▶ SUPPLIED MATERIAL
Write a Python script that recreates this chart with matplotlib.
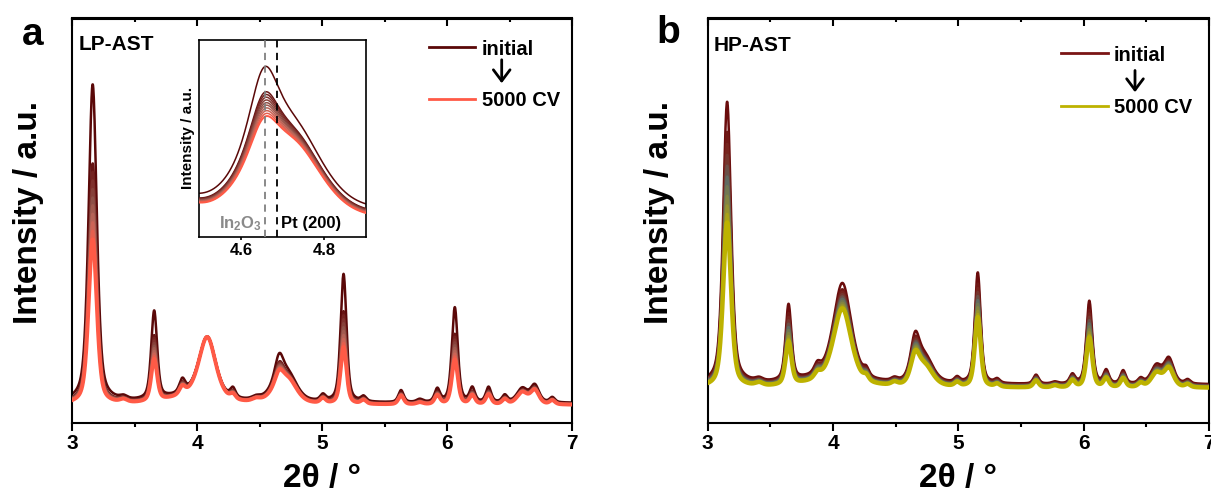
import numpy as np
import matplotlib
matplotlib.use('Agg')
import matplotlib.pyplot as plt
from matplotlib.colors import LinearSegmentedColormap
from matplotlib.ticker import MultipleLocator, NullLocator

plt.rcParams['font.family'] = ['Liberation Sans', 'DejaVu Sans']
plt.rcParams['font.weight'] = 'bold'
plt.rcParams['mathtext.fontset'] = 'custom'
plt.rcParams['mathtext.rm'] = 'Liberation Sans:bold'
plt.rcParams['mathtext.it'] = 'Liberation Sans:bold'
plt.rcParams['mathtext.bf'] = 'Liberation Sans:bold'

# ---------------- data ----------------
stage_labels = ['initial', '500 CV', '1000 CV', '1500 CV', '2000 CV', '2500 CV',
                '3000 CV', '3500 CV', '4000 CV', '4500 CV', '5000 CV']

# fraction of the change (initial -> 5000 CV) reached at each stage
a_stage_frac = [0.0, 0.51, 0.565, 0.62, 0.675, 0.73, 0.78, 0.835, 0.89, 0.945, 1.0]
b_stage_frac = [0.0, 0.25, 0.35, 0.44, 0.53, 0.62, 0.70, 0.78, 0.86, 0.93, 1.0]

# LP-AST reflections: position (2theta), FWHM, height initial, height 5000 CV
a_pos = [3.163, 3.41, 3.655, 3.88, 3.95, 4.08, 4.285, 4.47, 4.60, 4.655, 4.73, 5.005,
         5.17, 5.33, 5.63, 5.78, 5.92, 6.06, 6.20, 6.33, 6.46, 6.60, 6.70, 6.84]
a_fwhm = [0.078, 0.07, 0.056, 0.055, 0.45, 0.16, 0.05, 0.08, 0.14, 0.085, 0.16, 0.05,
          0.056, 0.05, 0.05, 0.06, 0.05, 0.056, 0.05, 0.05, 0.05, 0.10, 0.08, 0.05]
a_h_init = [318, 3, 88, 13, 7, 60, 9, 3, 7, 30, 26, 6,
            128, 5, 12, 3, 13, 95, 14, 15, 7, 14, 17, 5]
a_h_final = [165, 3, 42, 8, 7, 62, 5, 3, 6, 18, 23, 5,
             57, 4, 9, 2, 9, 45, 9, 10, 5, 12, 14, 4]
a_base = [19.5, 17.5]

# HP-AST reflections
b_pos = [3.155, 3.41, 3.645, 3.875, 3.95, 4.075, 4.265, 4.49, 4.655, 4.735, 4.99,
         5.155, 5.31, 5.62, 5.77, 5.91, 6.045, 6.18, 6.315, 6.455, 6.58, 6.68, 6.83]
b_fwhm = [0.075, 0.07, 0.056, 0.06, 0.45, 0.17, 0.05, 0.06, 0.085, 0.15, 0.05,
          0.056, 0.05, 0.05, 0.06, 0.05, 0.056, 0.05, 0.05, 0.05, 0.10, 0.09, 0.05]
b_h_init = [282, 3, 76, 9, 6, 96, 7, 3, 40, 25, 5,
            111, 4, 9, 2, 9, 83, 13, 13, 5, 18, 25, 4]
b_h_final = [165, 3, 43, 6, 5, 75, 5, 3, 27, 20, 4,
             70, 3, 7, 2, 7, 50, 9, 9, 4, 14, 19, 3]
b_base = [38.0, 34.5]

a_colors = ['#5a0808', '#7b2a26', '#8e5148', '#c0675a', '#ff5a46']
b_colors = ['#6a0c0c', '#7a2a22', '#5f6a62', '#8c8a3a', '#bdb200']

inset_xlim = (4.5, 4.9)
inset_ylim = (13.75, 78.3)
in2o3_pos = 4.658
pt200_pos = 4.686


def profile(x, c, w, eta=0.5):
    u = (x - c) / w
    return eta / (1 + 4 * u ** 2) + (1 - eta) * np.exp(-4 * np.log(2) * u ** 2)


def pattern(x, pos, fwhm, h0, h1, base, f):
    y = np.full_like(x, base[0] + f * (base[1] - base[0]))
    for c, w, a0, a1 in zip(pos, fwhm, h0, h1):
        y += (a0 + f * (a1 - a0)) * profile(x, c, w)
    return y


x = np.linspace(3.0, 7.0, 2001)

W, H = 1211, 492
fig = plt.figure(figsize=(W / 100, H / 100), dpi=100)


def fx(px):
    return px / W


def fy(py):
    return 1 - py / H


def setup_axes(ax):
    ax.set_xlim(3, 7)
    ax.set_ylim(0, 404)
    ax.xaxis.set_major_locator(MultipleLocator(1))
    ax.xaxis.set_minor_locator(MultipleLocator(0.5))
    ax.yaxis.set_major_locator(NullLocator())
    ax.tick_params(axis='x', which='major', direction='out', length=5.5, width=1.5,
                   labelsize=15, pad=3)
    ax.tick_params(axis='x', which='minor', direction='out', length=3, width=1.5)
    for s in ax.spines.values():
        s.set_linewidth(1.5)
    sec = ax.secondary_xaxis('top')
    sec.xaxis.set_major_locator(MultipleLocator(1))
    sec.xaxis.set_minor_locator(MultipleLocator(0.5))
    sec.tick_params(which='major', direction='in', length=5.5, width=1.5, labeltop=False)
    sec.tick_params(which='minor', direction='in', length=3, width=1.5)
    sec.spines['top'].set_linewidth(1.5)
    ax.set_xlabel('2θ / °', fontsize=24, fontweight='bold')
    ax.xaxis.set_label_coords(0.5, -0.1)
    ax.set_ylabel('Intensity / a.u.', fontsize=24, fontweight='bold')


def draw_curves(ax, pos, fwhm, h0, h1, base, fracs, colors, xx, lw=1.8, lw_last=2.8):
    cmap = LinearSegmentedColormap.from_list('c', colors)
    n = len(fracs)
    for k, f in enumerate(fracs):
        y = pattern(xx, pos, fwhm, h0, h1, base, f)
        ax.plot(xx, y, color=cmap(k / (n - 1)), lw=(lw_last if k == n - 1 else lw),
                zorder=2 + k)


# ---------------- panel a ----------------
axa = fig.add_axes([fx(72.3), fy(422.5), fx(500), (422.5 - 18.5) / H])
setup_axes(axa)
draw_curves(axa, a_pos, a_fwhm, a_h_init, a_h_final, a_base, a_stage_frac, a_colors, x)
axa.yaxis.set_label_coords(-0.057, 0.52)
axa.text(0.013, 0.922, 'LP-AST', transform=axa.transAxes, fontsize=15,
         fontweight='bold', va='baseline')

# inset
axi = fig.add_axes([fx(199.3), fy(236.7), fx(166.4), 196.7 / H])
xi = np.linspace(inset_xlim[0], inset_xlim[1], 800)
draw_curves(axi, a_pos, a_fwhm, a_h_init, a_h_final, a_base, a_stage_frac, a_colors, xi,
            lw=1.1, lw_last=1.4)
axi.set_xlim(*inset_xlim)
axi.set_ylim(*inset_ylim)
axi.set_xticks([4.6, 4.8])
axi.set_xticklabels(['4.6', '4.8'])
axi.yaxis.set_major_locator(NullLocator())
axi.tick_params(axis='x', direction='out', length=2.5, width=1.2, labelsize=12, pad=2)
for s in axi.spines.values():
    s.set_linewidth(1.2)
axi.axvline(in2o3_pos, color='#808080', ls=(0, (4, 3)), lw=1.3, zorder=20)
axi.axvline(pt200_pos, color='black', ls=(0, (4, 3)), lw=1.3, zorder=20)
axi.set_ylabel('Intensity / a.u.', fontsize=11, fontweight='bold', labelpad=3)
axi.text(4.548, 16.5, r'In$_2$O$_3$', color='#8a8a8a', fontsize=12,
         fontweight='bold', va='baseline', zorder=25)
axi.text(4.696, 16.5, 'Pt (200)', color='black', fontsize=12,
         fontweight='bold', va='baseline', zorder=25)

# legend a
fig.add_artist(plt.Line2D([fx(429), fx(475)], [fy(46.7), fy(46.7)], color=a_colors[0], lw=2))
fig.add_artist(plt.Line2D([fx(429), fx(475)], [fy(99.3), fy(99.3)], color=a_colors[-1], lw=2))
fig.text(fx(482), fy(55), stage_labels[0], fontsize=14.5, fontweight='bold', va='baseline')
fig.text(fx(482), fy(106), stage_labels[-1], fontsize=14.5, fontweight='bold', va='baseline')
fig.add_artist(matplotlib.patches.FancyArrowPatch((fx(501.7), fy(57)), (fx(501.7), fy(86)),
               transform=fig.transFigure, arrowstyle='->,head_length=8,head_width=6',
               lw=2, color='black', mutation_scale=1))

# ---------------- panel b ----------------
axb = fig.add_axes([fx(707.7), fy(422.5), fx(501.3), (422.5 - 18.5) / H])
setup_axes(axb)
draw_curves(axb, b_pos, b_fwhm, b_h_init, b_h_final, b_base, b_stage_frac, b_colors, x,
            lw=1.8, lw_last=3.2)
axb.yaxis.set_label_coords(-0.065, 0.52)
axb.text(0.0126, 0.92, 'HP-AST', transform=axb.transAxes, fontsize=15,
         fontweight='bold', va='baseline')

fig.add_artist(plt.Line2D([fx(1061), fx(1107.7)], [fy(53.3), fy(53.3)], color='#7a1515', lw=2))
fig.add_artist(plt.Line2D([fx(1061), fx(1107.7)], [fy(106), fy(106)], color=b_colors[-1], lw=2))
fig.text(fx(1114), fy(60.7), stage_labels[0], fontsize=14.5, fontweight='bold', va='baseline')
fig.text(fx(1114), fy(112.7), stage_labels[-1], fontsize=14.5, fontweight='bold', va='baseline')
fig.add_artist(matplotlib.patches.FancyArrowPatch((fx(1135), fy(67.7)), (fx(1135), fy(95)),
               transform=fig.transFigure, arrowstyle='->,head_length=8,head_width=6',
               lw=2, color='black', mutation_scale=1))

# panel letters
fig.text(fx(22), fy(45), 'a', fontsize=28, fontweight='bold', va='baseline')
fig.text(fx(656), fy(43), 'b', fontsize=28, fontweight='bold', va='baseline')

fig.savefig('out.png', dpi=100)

▶ TASK DIRECTIONS
Please repeat exactly the data above from its first line to the line that contains "plt.rcParams['mathtext.bf'] = 'Liberation", inclusive, and leave every picture out.

▶ TASK RESPONSE
Write a Python script that recreates this chart with matplotlib.
import numpy as np
import matplotlib
matplotlib.use('Agg')
import matplotlib.pyplot as plt
from matplotlib.colors import LinearSegmentedColormap
from matplotlib.ticker import MultipleLocator, NullLocator

plt.rcParams['font.family'] = ['Liberation Sans', 'DejaVu Sans']
plt.rcParams['font.weight'] = 'bold'
plt.rcParams['mathtext.fontset'] = 'custom'
plt.rcParams['mathtext.rm'] = 'Liberation Sans:bold'
plt.rcParams['mathtext.it'] = 'Liberation Sans:bold'
plt.rcParams['mathtext.bf'] = 'Liberation Sans:bold'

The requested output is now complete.